By Stephen R. Davis

Floating-point variables in C++ come with their own limitations. They cannot be used to count things, they take longer to process, they consume more memory, and they also suffer from round-off error (though not nearly as bad as int). Now to consider each one of these problems in turn.

Counting with double

You can’t use a floating-point variable in an application where counting is important. In C++, you can’t say that there are 7.0 characters in my first name. Operators involved in counting don’t work on floating-point variables. In particular, the auto-increment (++) and auto-decrement (- -) operators are strictly verboten on double.

Calculation speed of double

Computers can perform integer arithmetic faster than they can do floating-point arithmetic. Fortunately, floating-point processors have been built into CPUs for many years now, so the difference in performance is not nearly as significant as it once was. The following loop was written just as a simple example, first using integer arithmetic:

int nValue1 = 1, nValue2 = 2, nValue3 = 2;
for (int i = 0; i < 1000000000; i++)
{
    int nAverage = (nValue1 + nValue2 + nValue3) / 3;
}

This loop took about 5 seconds to execute. Execute the same loop in floating-point arithmetic:

double dValue1 = 1, dValue2 = 2, dValue3 = 2;
for (int i = 0; i < 1000000000; i++)
{
    double dAverage = (dValue1 + dValue2 + dValue3) / 3.0;
}

This look took about 21 seconds to execute. Calculating an average 1 billion times in a little over 20 seconds ain’t shabby, but it’s still four times slower than the processing time for its integer equivalent.

The double variable consumes more memory

On a PC or Macintosh, an int consumes 4 bytes, whereas a double takes up 8 bytes. That doesn’t sound like much — and, in fact, it isn’t — but if you had a few million of these things to keep in memory . . . well, it still wouldn’t be much. But if you had a few hundred million, then the difference would be considerable.

This is another way of saying that unless you need to store a heck of a lot of objects, don’t worry about the difference in memory taken by one type versus another. Instead, pick the variable type that meets your needs.

If you do just happen to be programming an application that needs (say) to manipulate the age of every human being on the planet at the same time, then you may want to lean toward the smaller int because it consumes less memory. (Do you do that sort of thing often?)

Loss of accuracy with double

A double variable has about 16 significant digits of accuracy. Consider that a mathematician would express the number 1/3 as 0.333. . ., where the ellipses indicate that the threes go on forever. The concept of an infinite series makes sense in mathematics, but not in computing.

A computer only has a finite amount of memory and a finite amount of accuracy. Therefore it has to round off, which results in a tiny (but real) error.

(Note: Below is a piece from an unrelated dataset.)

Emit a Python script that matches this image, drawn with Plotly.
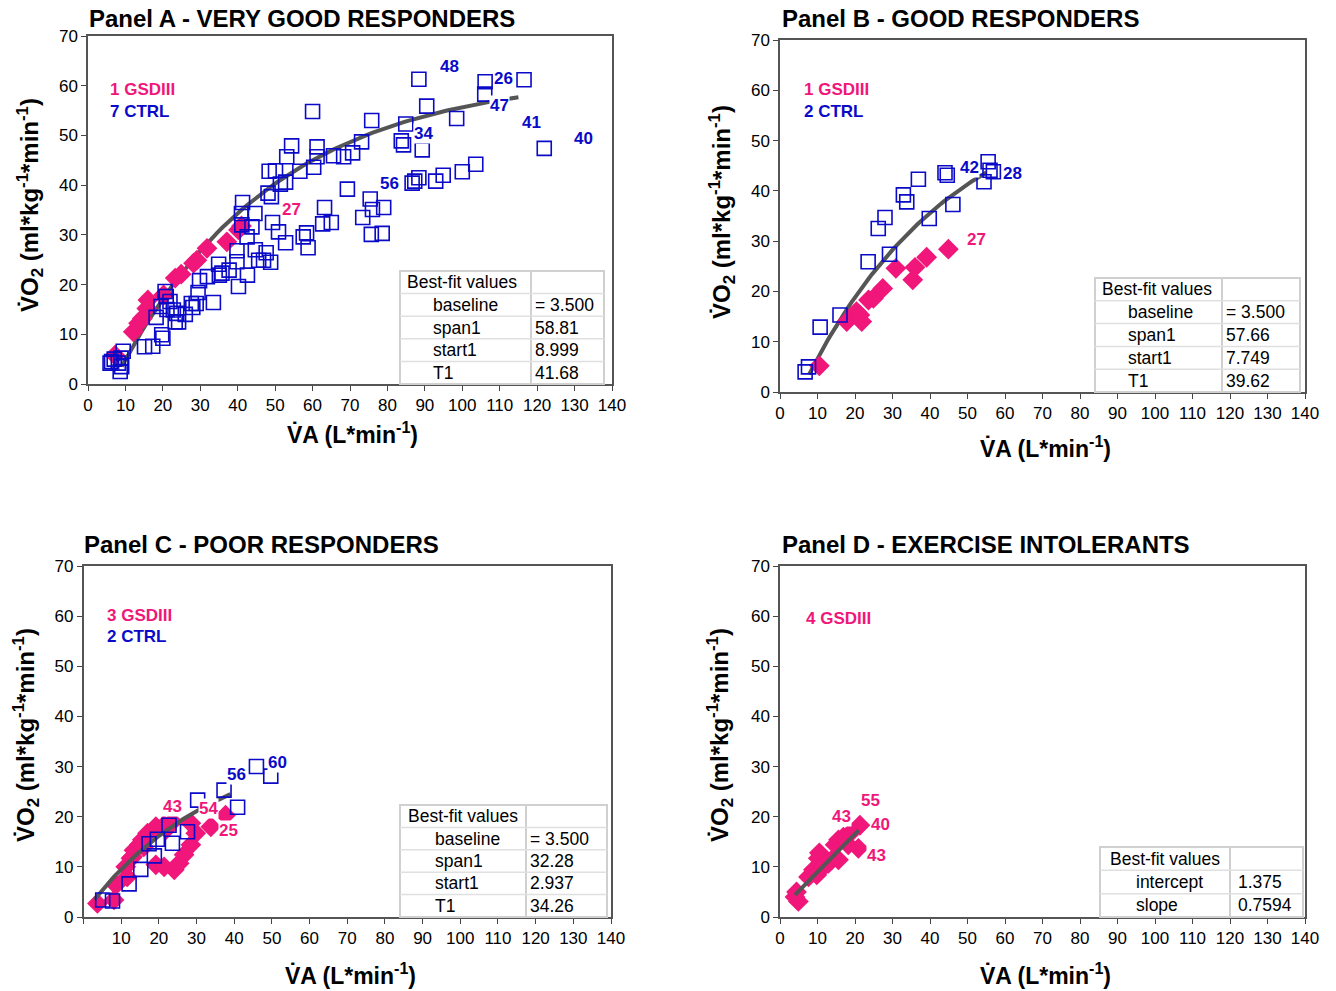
import numpy as np
import plotly.graph_objects as go

W, H = 1336, 991
PINK = "#F0167A"
BLUE = "#0A0AC8"
FONT = "Arial, Liberation Sans, sans-serif"

# ---------------- DATA ----------------
# Panel A - very good responders
A_ctrl_x = [41.1, 43.8, 42.5, 39.8, 44.7, 45.6, 39.8, 34.9, 37.7, 35.1, 31.9, 42.6, 29.8, 40.2,
            29.4, 28.9, 27.6, 28.0, 33.5, 20.6, 20.9, 21.9, 19.5, 21.1, 22.8, 23.7, 26.0, 18.2,
            23.3, 24.2, 19.7, 20.0, 15.1, 17.3, 9.4, 6.3, 8.1, 9.0, 8.6, 5.9, 7.0, 8.8,
            60.0, 75.8, 84.9, 83.7, 84.3, 54.4, 61.2, 53.1, 61.2, 65.6, 68.3, 70.7, 73.1, 60.3,
            56.6, 48.4, 50.1, 52.8, 51.4, 48.1, 49.0, 69.3, 75.4, 76.0, 79.0, 73.4, 75.7, 78.6,
            87.3, 41.3, 41.0, 44.6, 63.2, 62.7, 65.0, 50.9, 52.8, 58.4, 57.5, 58.8, 47.6, 46.9,
            48.8, 49.3, 35.8, 88.4, 90.5, 98.5, 106.1, 116.5, 89.3, 121.9, 103.6, 100.0, 94.9,
            92.9, 88.4, 86.6, 106.0]
A_ctrl_y = [32.0, 31.6, 29.6, 26.8, 27.0, 24.9, 24.6, 24.1, 22.9, 21.9, 21.6, 21.9, 20.8, 19.6,
            18.4, 16.2, 16.2, 15.4, 16.4, 18.6, 17.6, 16.6, 15.6, 15.0, 14.9, 14.2, 14.0, 13.4,
            12.5, 12.5, 9.9, 9.2, 7.5, 7.6, 6.6, 4.5, 4.2, 3.5, 2.5, 4.2, 5.0, 5.2,
            54.8, 53.0, 52.3, 48.9, 48.1, 47.9, 47.7, 45.7, 45.7, 45.9, 45.7, 46.5, 48.7, 43.6,
            42.8, 42.8, 42.9, 40.6, 40.2, 38.4, 37.7, 39.2, 37.2, 35.1, 35.5, 33.5, 30.1, 30.3,
            40.8, 36.5, 34.3, 34.3, 35.5, 32.2, 32.5, 30.6, 28.4, 30.4, 29.6, 27.4, 26.4, 24.9,
            24.5, 32.5, 22.3, 61.3, 55.9, 53.4, 60.8, 61.2, 47.1, 47.4, 44.2, 42.7, 42.0,
            40.8, 41.5, 40.4, 58.3]
A_gsd_x = [7.2, 12.1, 13.5, 14.5, 15.7, 16.0, 20.2, 23.3, 24.9, 28.2, 29.1, 31.8, 37.1, 40.2, 41.0]
A_gsd_y = [5.8, 10.5, 12.2, 13.2, 15.2, 16.9, 17.9, 21.3, 22.1, 24.3, 24.9, 27.3, 28.6, 31.0, 31.8]

# Panel B - good responders
B_ctrl_x = [6.7, 7.6, 10.7, 16.0, 23.5, 26.2, 28.0, 29.2, 32.9, 33.8, 36.9, 39.8, 44.0, 44.6,
            46.1, 54.4, 56.0, 56.9, 55.5]
B_ctrl_y = [4.0, 5.0, 12.9, 15.3, 25.9, 32.5, 34.7, 27.4, 39.2, 37.8, 42.3, 34.5, 43.6, 43.1,
            37.3, 41.8, 44.1, 43.8, 45.8]
B_gsd_x = [10.5, 17.8, 20.4, 21.3, 21.8, 23.6, 24.9, 27.4, 30.9, 35.4, 36.0, 39.1, 44.9]
B_gsd_y = [5.2, 14.0, 16.0, 15.3, 14.0, 18.3, 18.6, 20.6, 24.6, 22.3, 24.8, 26.8, 28.4]

# Panel C - poor responders
C_ctrl_x = [5.1, 7.7, 12.1, 15.2, 17.4, 19.6, 18.8, 23.6, 22.7, 27.6, 30.3, 37.3, 40.9, 45.9, 49.7]
C_ctrl_y = [3.4, 3.2, 6.6, 9.5, 14.6, 15.5, 12.2, 14.7, 18.3, 17.0, 23.3, 25.3, 21.9, 30.0, 28.1]
C_gsd_x = [3.7, 8.1, 8.6, 11.6, 11.2, 12.6, 13.4, 14.8, 15.6, 17.0, 19.2, 21.4, 23.6,
           19.2, 21.4, 24.1, 25.4, 26.7, 28.5, 29.8, 28.5, 33.8, 37.7, 13.0, 16.0, 22.0]
C_gsd_y = [2.7, 3.4, 6.4, 8.0, 10.0, 11.7, 13.3, 14.4, 15.4, 16.7, 18.0, 18.3, 19.0,
           10.4, 10.0, 9.4, 10.7, 12.4, 14.4, 16.7, 18.7, 18.0, 20.3, 12.0, 14.0, 17.5]

# Panel D - exercise intolerants
D_gsd_x = [4.0, 4.9, 4.4, 7.6, 8.9, 9.8, 10.5, 10.2, 11.6, 12.9, 13.8, 14.7, 15.6, 16.9,
           15.6, 18.2, 20.9, 21.3, 18.7]
D_gsd_y = [4.0, 3.1, 5.0, 8.0, 9.4, 8.4, 12.8, 11.7, 10.0, 10.7, 11.4, 14.4, 15.4, 15.9,
           11.4, 14.4, 13.7, 18.3, 16.7]

# Best-fit parameters (one-phase association / linear)
A_fit = {"baseline": 3.500, "span1": 58.81, "start1": 8.999, "T1": 41.68}
B_fit = {"baseline": 3.500, "span1": 57.66, "start1": 7.749, "T1": 39.62}
C_fit = {"baseline": 3.500, "span1": 32.28, "start1": 2.937, "T1": 34.26}
D_fit = {"intercept": 1.375, "slope": 0.7594}
A_fit_end, B_fit_end, C_fit_end = 115, 55, 39
D_fit_range = (4.0, 21.0)

# Point labels (subject ids)
A_labels = [("48", 96.6, 63.8, BLUE), ("26", 111.1, 61.4, BLUE), ("47", 110.0, 56.1, BLUE),
            ("41", 118.6, 52.7, BLUE), ("40", 132.5, 49.3, BLUE), ("34", 89.7, 50.3, BLUE),
            ("56", 80.6, 40.4, BLUE), ("27", 54.3, 35.0, PINK)]
B_labels = [("42", 50.4, 44.7, BLUE), ("28", 62.1, 43.5, BLUE), ("27", 52.5, 30.4, PINK)]
C_labels = [("43", 23.6, 22.1, PINK), ("54", 33.1, 21.7, PINK), ("25", 38.4, 17.3, PINK),
            ("56", 40.5, 28.5, BLUE), ("60", 51.4, 30.9, BLUE)]
D_labels = [("55", 24.0, 23.3, PINK), ("43", 16.5, 20.0, PINK), ("40", 26.7, 18.5, PINK),
            ("43", 25.6, 12.2, PINK)]

x_ticks = list(range(0, 141, 10))
y_ticks = list(range(0, 71, 10))


def phase(p, x):
    x = np.asarray(x)
    return p["baseline"] + p["span1"] * (1 - np.exp(-(x - p["start1"]) / p["T1"]))


def X(px):
    return px / W


def Y(py):
    return 1 - py / H


fig = go.Figure()

# panel geometry in pixels: (left, right, top, bottom)
panels = {
    "A": dict(ax="", box=(88, 612, 36, 384)),
    "B": dict(ax="2", box=(780, 1305, 40, 392)),
    "C": dict(ax="3", box=(83.5, 611, 566, 917)),
    "D": dict(ax="4", box=(780, 1305, 566, 917)),
}


def add_points(ax, cx, cy, gx, gy):
    if gx:
        fig.add_trace(go.Scatter(x=gx, y=gy, mode="markers", xaxis="x" + ax, yaxis="y" + ax,
                                 marker=dict(symbol="diamond", size=16, color=PINK, line=dict(width=0)),
                                 showlegend=False))
    if cx:
        fig.add_trace(go.Scatter(x=cx, y=cy, mode="markers", xaxis="x" + ax, yaxis="y" + ax,
                                 marker=dict(symbol="square-open", size=14, color=BLUE, line=dict(width=1.6)),
                                 showlegend=False))


def add_line(ax, x, y):
    fig.add_trace(go.Scatter(x=x, y=y, mode="lines", xaxis="x" + ax, yaxis="y" + ax,
                             line=dict(color="#555555", width=4), showlegend=False))


# Panel A
xa = np.linspace(A_fit["start1"], A_fit_end, 80)
add_line("", xa, phase(A_fit, xa))
add_points("", A_ctrl_x, A_ctrl_y, A_gsd_x, A_gsd_y)
# Panel B
xb = np.linspace(B_fit["start1"], B_fit_end, 60)
add_line("2", xb, phase(B_fit, xb))
add_points("2", B_ctrl_x, B_ctrl_y, B_gsd_x, B_gsd_y)
# Panel C
add_points("3", [], [], C_gsd_x, C_gsd_y)
xc = np.linspace(C_fit["start1"], C_fit_end, 60)
add_line("3", xc, phase(C_fit, xc))
add_points("3", C_ctrl_x, C_ctrl_y, [], [])
# Panel D
add_points("4", [], [], D_gsd_x, D_gsd_y)
xd = np.array(D_fit_range)
add_line("4", xd, D_fit["intercept"] + D_fit["slope"] * xd)

layout = dict(width=W, height=H, autosize=False, margin=dict(l=0, r=0, t=0, b=0, pad=0, autoexpand=False),
              paper_bgcolor="white", plot_bgcolor="white",
              font=dict(family=FONT, color="black"))
for name, p in panels.items():
    l, r, t, b = p["box"]
    ax = p["ax"]
    ticktext = [str(v) for v in x_ticks]
    if name == "C":
        ticktext[0] = ""
    layout["xaxis" + ax] = dict(domain=[X(l), X(r)], range=[0, 140], anchor="y" + ax,
                                tickvals=x_ticks, ticktext=ticktext, ticks="outside", ticklen=5,
                                tickcolor="#444", showline=True, linecolor="#555", linewidth=1.5,
                                mirror=True, showgrid=False, zeroline=False, automargin=False,
                                tickfont=dict(size=17, family=FONT))
    layout["yaxis" + ax] = dict(domain=[Y(b), Y(t)], range=[0, 70], anchor="x" + ax,
                                tickvals=y_ticks, ticks="outside", ticklen=5, tickcolor="#444",
                                showline=True, linecolor="#555", linewidth=1.5, mirror=True,
                                showgrid=False, zeroline=False, automargin=False,
                                tickfont=dict(size=17, family=FONT))
fig.update_layout(**layout)

ann = []
shapes = []

titles = [("Panel A - VERY GOOD RESPONDERS", 87, 19), ("Panel B - GOOD RESPONDERS", 780, 19),
          ("Panel C - POOR RESPONDERS", 82, 544), ("Panel D - EXERCISE INTOLERANTS", 780, 544)]
for txt, x, y in titles:
    ann.append(dict(text="<b>%s</b>" % txt, x=X(x), y=Y(y), xref="paper", yref="paper",
                    xanchor="left", yanchor="middle", showarrow=False,
                    font=dict(size=24, family=FONT, color="black")))

xtitle = "<b>V\u0307A (L*min<sup>-1</sup>)</b>"
ytitle = "<b>V\u0307O<sub>2</sub> (ml*kg<sup>-1</sup>*min<sup>-1</sup>)</b>"
for x, y in [(352, 433), (1045, 447), (350, 974), (1045, 974)]:
    ann.append(dict(text=xtitle, x=X(x), y=Y(y), xref="paper", yref="paper", showarrow=False,
                    xanchor="center", yanchor="middle", font=dict(size=23, family=FONT)))
for x, y in [(30, 205), (722, 212), (26, 735), (720, 735)]:
    ann.append(dict(text=ytitle, x=X(x), y=Y(y), xref="paper", yref="paper", showarrow=False,
                    textangle=-90, xanchor="center", yanchor="middle", font=dict(size=24, family=FONT)))

# group legends inside panels
legends = [("1 GSDIII", PINK, 108, 90), ("7 CTRL", BLUE, 108, 111),
           ("1 GSDIII", PINK, 802, 90), ("2 CTRL", BLUE, 802, 111),
           ("3 GSDIII", PINK, 105, 615), ("2 CTRL", BLUE, 105, 636),
           ("4 GSDIII", PINK, 804, 618)]
for txt, c, x, y in legends:
    ann.append(dict(text="<b>%s</b>" % txt, x=X(x), y=Y(y), xref="paper", yref="paper",
                    xanchor="left", yanchor="middle", showarrow=False,
                    font=dict(size=17, family=FONT, color=c)))

for ax, labels in [("", A_labels), ("2", B_labels), ("3", C_labels), ("4", D_labels)]:
    for txt, x, y, c in labels:
        ann.append(dict(text="<b>%s</b>" % txt, x=x, y=y, xref="x" + ax, yref="y" + ax,
                        showarrow=False, xanchor="center", yanchor="middle", bgcolor="white",
                        borderpad=0, font=dict(size=17, family=FONT, color=c)))


def table(left, split, right, top, bottom, rows, lab_x, val_x, head_x):
    n = len(rows) + 1
    shapes.append(dict(type="rect", xref="paper", yref="paper", x0=X(left), x1=X(right),
                       y0=Y(bottom), y1=Y(top), line=dict(color="#d0d0d0", width=2),
                       fillcolor="white", layer="above"))
    shapes.append(dict(type="line", xref="paper", yref="paper", x0=X(split), x1=X(split),
                       y0=Y(bottom), y1=Y(top), line=dict(color="#d0d0d0", width=2), layer="above"))
    h = (bottom - top) / n
    for i in range(1, n):
        yy = top + i * h
        shapes.append(dict(type="line", xref="paper", yref="paper", x0=X(left), x1=X(right),
                           y0=Y(yy), y1=Y(yy), line=dict(color="#e0e0e0", width=1.5), layer="above"))
    ann.append(dict(text="Best-fit values", x=X(head_x), y=Y(top + h / 2), xref="paper", yref="paper",
                    xanchor="left", yanchor="middle", showarrow=False,
                    font=dict(size=17.5, family=FONT, color="black")))
    for i, (k, v) in enumerate(rows):
        yc = top + (i + 1.5) * h
        ann.append(dict(text=k, x=X(lab_x), y=Y(yc), xref="paper", yref="paper", xanchor="left",
                        yanchor="middle", showarrow=False, font=dict(size=17.5, family=FONT)))
        ann.append(dict(text=v, x=X(val_x), y=Y(yc), xref="paper", yref="paper", xanchor="left",
                        yanchor="middle", showarrow=False, font=dict(size=17.5, family=FONT)))


def rows_of(p):
    return [("baseline", "= %.3f" % p["baseline"]), ("span1", "%.2f" % p["span1"]),
            ("start1", ("%.3f" % p["start1"]) if p["start1"] < 10 else "%.2f" % p["start1"]),
            ("T1", "%.2f" % p["T1"])]


table(400, 531, 604, 271, 384, rows_of(A_fit), 431, 533, 405)
table(1095, 1222, 1300, 278, 392, rows_of(B_fit), 1126, 1224, 1100)
table(400, 526, 607, 805, 917, rows_of(C_fit), 433, 528, 406)
table(1100, 1230, 1303, 847, 917, [("intercept", "%.3f" % D_fit["intercept"]),
                                   ("slope", "%.4f" % D_fit["slope"])], 1134, 1236, 1108)

fig.update_layout(annotations=ann, shapes=shapes)
fig.write_html("out.html", config={"responsive": False, "displayModeBar": False},
               post_script="document.body.style.margin='0';document.body.style.overflow='hidden';")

C++ can correct for round-off error in a lot of cases. For example, on output if a variable is 0.99999999999999, C++ will just assume that it’s really 1.0 and display it accordingly. However, C++ can’t correct for all floating-point round-off errors, so you need to be careful. For example, you can’t be sure that 1/3 + 1/3 + 1/3 is equal to 1.0:

double d1 = 23.0;
double d2 = d1 / 7.0;
if (d1 == (d2 * 7.0))
{
    cout << "Did we get here?" << endl;
}

You might think that this code snippet would always display the “Did we get here?” string, but surprisingly it does not. The problem is that 23 divided by 7 cannot be expressed exactly in a floating-point number. Something is lost. Thus d2 * 7 is very close to 23, but is not exactly equal.

Rather than looking for exact equality between two floating-point numbers, you should be asking, “Is d2 * 7 vanishingly close to d1 in value?” You can do that as follows:

double d1 = 23.0;
double d2 = d1 / 7.0;
// Is d2 * 7.0 within delta of d1?
double difference = (d2 * 7.0) - d1;
double delta = 0.00001;
if (difference < delta && difference > -delta)
{
    cout << "Did we get here?" << endl;
}

This code snippet calculates the difference between d1 and d2 * 7.0. If this difference is less than some small delta, the code calls it a day and says that d1 and d2 * 7 are essentially equal.

Not-so-limited range of double

The largest number that a double can store is roughly 10 to the 38th power. That’s a 1 with 38 zeroes after it; that eats the puny 2 billion maximum size for an int for breakfast. That’s even more than the national debt (at least, at the time of this writing). There are probably applications where 38 zeroes aren’t enough.

Remember that only the first 16 digits are significant. The remaining 22 digits are noise, having already succumbed to standard floating-point round-off error.